Causeway, Lough Carra, Co. Mayo
Co. Mayo |
Water Management
Beneath the surface of Lough Carra, in a narrow neck of water in County Mayo, eighty-four oak posts are still standing in the lake bed, the remains of a causeway that once allowed people to cross from the shore to solid ground on the other side.
The structure runs 124 metres from west to east and measures between two and four metres wide, with the posts arranged in a roughly double row at each end and clustering more densely at the midpoint. It is the kind of thing that is easy to pass over entirely, since nothing of it is visible above water, yet it represents a deliberate, carefully organised piece of engineering from a period most people associate with little more than standing stones and hillforts.
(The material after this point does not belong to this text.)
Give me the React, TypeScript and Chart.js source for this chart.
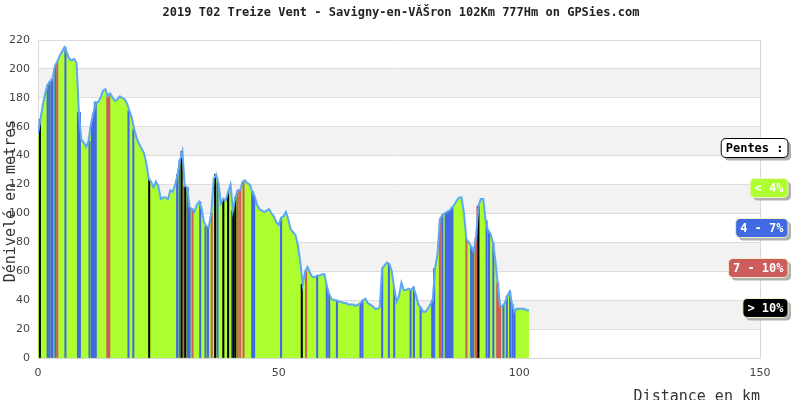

Radiocarbon dating of two oak samples has produced results that are striking precisely because of how far apart they are. One sample returned an estimated felling date of 1539 plus or minus nine years BC, placing it solidly in the Middle Bronze Age. The other gave a felling date of 1069 plus or minus nine years BC, towards the end of the Late Bronze Age. The gap between those two dates is roughly five centuries, which raises the question of whether the causeway was constructed in stages, repaired substantially at some later point, or whether the timbers simply represent different phases of use. Both samples were identified as indigenous oak, the dominant timber used in Irish prehistoric construction, valued for its durability even in waterlogged conditions. The causeway sits in what would have been a strategically useful crossing point on Lough Carra, a lake known for its shallow, marl-rich waters and relatively low visibility, which may partly explain why the posts have survived at all.